Исповедь камикадзе - страница 5
– Да, пойми ты, дура. В жизни может так получиться, что больше детей иметь не сможешь. Вон посмотри, сколько людей маются, сил сколько, денег врачам отдать готовы, лишь бы забеременеть, а ты? Родила здорового ребёнка, расти да воспитывай. Сын же, мужик будет – подмога в старости.
– Здоровья то у меня много. Бабушка вон десятерых родила. И чё? И ничё. И я ещё рожу, дурное дело не хитрое. А что воспитывай, это вы зря. Как мне одной в общежитии, на стипендию? Мужа нет. Сама еле концы с концами свожу, а тут еще обуза, его же жалко.
– А ты думаешь, ему в дет. доме лучше будет?
– Сказали бы спасибо, что аборт не стала делать.
– Спасибо, – сказал раздражительно заведующий, разведя руки в жесте безысходности.
Они немного помолчали, на какое-то время в кабинете повисла тишина, слегка перебиваемая звуком, работающего вентилятора.
– Ну, и что? Всё-таки, будешь отказ писать?
– Буду.
– Ну, ладно, дело твоё – сдался уговаривающий и протянул женщине чистый листок бумаги, – имя то хоть придумала?
– Да. Было бы хорошо, если бы его Альбертиком назвали. Альберт – сказала она протяжно, вслушиваясь в музыку слова, – красивое имя.
– Красивое, – заключил заведующий.
Ночью дул сильный ветер. Кто-то разбил окно в комнате, а так как был уже отбой, ребята не решились будить взрослых дежурных и придумали закрыть разбитое окно подушкой. Но, то ли плохо заткнули, то ли подушка не лучшее средство в этой ситуации, холодный зимний ветер постоянно просачивался в помещение, и больше всех от него досталось Альберту, который спал ближе всего к окну. Поток зябкого воздуха никак не давал ему уснуть, как бы он не зарывался в свое худенькое одеяльце. Когда пришло время подъема, Алик уже чувствовал слабость и жар. С большим трудом он заставил себя раскрыть глаза и подняться с постели. Руки и ноги слушались плохо, он взял полотенце и пошел медленной, шатающейся походкой, сквозь суету просыпающегося детского дома, в комнату для умывания. В коридоре ноги подвели, пришлось облокотиться о стену, и тут на него напал кашель. Сколько он не пытался откашляться, кашель не отпускал. Здесь его увидела нянечка Марфа Васильевна. Её всегда веселое, радостное лицо тронула озабоченность:
– Господи! Да, что это с тобой, сердешный?
Она быстро подбежала к Альберту, взяла его за руку, повернула к себе.

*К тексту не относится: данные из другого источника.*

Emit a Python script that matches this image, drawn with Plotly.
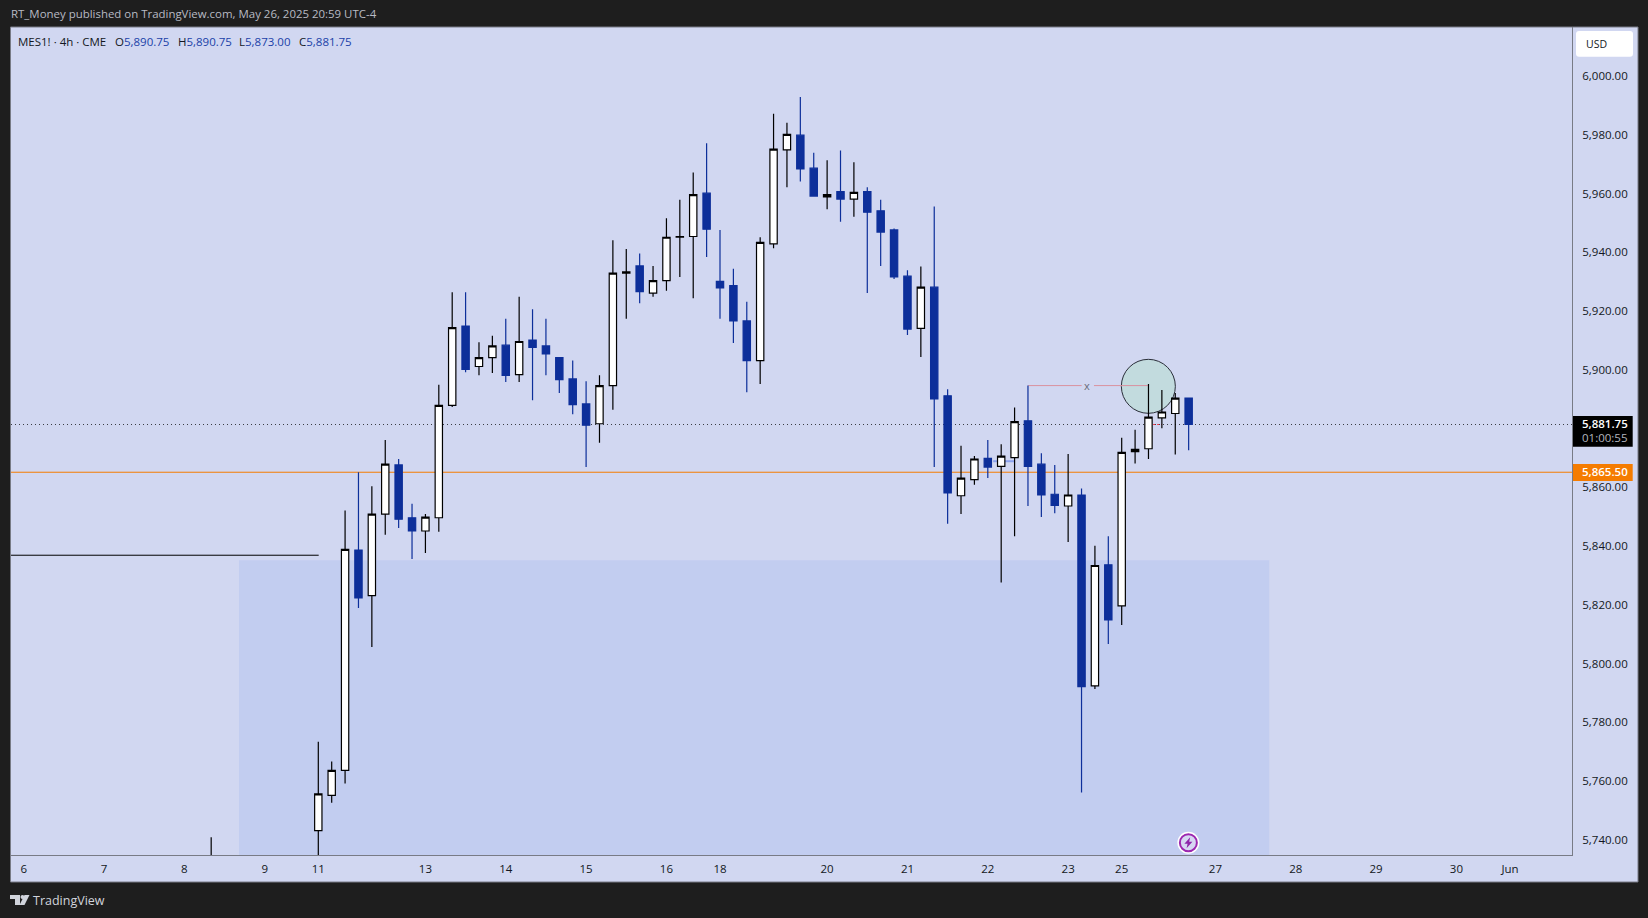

– Да, ничего, спал плохо, – ответил он ей и удивился тому, насколько грубым стал его голос.
– Да ты горишь весь. – Приложила она свою ладонь к его лбу. – А ну, пошли-ка со мной. А, вы чего смотрите? Марш умываться, – распугала она стайку любопытных детей-зрителей.
– Ты из какой комнаты?
– Из шестой.
Она обняла его за плечи и, придерживая, не спеша, повела в комнату. В окне красовалась подушка.
– Ах ты, боженьки мои, хулиганы чёртовы, окно разбили, – всплеснула она руками. – Так. Что ж делать то?
Она немного подумала:
– Ага. Давай-ка, одевайся, и пойдем ко мне в дежурку, у меня там тепло, чай тебе с малиной организую, полежишь там у меня, а я пока в медицинский кабинет сгоняю.
– Ну, что опять такое? – раздался недовольный голос входящей мед. сестры Варвары, которая величала себя всегда не иначе как фельшер. Это была грузная, некрасивая женщина, с грубыми, мужицкими чертами лица. Неновый, белый халат сел от многократных стирок и сидел на ней в облипку. В сравнении с ним форма нянечки смотрелась намного опрятнее. Движения Варвары были резкими и грубыми, впрочем, как и вся она. Прямолинейность и смелый натиск были её сущностью. Казалось, она находилась в постоянной готовности к суровой битве со своими извечными врагами болезнями. Что говорить, дети её боялись, как огня, но безропотно подставляли свои голые попки под шприц, безоговорочно, сдаваясь на милость непреодолимой силы. Поэтому Альберт даже не успел испугаться, когда Варвара с маху села на краешек диванчика, на котором он лежал, и достаточно чувствительно прижала его тазовой частью своего тела.